Broadcasts, replays, and analysis could benefit as much as players
The readability case is not limited to gameplay on the server. Third-party reporting in early April 2026 has already pointed to a media-facing angle: rebuilt animations may support fairer gameplay and improved broadcasts. That interpretation makes sense when you combine Valve’s official notes with how much CS coverage depends on third-person understanding.
Broadcasters and observers need models to communicate intention quickly. A slight direction change before a swing, a cleaner crouch transition, or a more faithful stop can make the difference between a replay that looks messy and one that clearly explains a player’s decision. If Animgraph 2 helps character models express those moments more reliably, then the viewing experience improves for everyone from casual stream viewers to desk analysts reviewing key rounds.
This is why the phrase “Animgraph 2 beta could help broadcasts track intent, not just position” feels so relevant. Position alone does not tell the full story in Counter-Strike. The game is also about timing, commitment, and deception. Better third-person animation readability can give production teams more useful visual cues to work with, especially in high-speed rounds where the smallest -language detail matters.
Active beta status means the story is still evolving
It is also worth stressing that this remains an active beta, not a finished rollout. Valve has told players to opt into the animgraph_2_beta branch and send feedback by email using the subject line “AG2 Beta.” That kind of direct bug-report workflow is a clear sign the company still wants real-world testing and is open to gameplay-impacting revisions before any broader release.
The public build trail supports that view. SteamDB logged an “Animgraph 2 Beta Update” on April 9, 2026 with build 22720547, only about a week after the original April 1 beta notes. That follow-up included a further reduction in network bandwidth utilization, which suggests Valve is iterating quickly rather than leaving the branch untouched.
There is also an operational reminder here for tournament organizers, community server admins, and testing groups: the April 9 update included a warning that mismatched builds can trigger fatal connection errors. In other words, this branch is promising, but still unstable enough that server-client parity matters. Anyone experimenting with it should treat it as live testing infrastructure, not a locked competitive standard.
Put together, the most practical summary is simple: this looks like a readability patch disguised as an animation patch. The official facts are strong on their own: July 28, 2025 for the first-person AnimGraph2 migration, the April 1, 2026 release of animgraph_2_beta, a public timeline marker on April 2, 2026, 20:21:35 UTC, and a rapid follow-up build on April 9, 2026. Add in the stated CPU and networking reductions, re-authored third-person animations, smoother in-air crouch behavior, and slope-height refactoring, and the case becomes hard to ignore.

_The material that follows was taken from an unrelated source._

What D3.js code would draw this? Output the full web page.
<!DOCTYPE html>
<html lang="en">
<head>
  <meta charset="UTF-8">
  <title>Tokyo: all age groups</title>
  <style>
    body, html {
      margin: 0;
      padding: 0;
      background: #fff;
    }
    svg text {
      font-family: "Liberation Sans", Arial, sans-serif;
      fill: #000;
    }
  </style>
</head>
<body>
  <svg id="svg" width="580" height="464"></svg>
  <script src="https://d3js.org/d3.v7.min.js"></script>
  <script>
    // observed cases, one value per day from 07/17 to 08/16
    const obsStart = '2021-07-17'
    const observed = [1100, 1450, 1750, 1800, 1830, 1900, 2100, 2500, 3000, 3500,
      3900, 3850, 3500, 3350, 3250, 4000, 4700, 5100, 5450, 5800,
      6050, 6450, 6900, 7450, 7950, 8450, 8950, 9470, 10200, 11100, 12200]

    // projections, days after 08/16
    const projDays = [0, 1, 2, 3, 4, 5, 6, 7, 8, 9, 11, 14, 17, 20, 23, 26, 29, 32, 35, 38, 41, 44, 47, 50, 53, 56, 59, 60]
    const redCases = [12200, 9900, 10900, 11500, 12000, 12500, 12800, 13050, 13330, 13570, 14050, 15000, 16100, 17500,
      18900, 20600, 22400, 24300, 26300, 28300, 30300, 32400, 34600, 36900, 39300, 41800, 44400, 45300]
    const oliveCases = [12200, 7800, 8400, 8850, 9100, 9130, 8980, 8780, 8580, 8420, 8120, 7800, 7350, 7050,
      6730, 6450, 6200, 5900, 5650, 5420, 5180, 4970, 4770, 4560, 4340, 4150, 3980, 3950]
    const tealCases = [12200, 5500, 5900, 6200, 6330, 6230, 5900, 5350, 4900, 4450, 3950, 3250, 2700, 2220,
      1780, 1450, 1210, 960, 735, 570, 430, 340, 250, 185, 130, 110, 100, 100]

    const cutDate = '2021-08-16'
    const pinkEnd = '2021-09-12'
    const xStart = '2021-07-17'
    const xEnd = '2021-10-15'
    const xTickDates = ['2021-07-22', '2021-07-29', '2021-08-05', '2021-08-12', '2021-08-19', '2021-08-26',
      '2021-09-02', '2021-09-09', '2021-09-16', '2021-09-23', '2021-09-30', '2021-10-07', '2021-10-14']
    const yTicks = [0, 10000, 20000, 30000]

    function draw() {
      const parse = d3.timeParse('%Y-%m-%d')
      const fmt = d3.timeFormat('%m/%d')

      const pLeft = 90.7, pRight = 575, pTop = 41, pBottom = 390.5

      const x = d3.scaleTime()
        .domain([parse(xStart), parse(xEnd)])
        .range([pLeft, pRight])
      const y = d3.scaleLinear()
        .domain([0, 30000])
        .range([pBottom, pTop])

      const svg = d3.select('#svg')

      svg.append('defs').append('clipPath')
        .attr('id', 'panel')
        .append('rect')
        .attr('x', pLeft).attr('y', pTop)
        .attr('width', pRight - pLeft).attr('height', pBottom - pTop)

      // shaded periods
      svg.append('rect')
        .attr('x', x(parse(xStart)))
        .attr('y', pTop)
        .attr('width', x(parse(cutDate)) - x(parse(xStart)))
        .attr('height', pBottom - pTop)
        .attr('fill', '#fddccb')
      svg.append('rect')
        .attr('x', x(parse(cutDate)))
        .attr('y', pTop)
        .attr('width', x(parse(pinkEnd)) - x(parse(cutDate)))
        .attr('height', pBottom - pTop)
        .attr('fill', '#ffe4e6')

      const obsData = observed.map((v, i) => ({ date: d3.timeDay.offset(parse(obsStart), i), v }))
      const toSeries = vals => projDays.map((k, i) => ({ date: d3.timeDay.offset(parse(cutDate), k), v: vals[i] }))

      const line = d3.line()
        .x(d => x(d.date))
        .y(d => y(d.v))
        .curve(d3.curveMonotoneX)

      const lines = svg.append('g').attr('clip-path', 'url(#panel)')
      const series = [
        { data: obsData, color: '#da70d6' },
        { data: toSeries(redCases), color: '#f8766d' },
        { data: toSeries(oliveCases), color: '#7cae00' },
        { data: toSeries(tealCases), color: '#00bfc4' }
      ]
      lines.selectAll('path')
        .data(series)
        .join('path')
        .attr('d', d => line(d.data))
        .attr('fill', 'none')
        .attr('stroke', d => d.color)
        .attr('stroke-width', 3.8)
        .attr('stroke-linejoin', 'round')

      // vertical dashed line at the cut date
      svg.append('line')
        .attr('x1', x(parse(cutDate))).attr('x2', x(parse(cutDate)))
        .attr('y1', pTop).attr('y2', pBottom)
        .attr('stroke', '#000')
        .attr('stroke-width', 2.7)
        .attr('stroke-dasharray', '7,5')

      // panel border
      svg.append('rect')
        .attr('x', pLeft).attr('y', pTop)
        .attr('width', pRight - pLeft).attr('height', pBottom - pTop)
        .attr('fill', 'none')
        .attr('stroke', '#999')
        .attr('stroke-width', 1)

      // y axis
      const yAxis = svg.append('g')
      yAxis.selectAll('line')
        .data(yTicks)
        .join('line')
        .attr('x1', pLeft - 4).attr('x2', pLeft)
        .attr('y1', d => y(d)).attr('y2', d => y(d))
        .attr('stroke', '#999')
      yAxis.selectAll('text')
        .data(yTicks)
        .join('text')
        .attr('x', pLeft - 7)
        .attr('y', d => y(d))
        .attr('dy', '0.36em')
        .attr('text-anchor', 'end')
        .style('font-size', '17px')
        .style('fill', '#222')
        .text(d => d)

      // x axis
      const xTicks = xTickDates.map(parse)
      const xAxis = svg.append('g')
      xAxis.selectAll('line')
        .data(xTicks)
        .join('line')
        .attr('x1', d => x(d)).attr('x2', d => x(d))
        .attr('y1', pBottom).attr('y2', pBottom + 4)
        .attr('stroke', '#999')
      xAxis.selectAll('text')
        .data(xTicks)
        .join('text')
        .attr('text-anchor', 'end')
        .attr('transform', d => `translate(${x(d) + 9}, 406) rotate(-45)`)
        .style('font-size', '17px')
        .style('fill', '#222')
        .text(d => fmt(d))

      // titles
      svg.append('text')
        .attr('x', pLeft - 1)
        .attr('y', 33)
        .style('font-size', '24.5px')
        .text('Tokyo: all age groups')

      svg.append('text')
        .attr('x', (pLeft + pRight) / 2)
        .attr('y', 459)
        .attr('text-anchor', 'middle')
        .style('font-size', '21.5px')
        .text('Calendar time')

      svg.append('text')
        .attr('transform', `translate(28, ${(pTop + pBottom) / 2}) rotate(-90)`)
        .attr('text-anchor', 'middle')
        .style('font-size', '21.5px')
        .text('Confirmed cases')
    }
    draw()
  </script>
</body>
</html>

For the Counter-Strike community, the real test will be whether these changes make duels feel more readable and broadcasts more trustworthy over time. Early player feedback suggests movement cues, aim direction, and counter-strafe readability may already be improving. If that holds up, Animgraph 2 beta will not just be remembered as another backend update. It could be the moment Valve started rebuilding CS2 movement legibility in a way that benefits players, observers, analysts, and the wider scene all at once.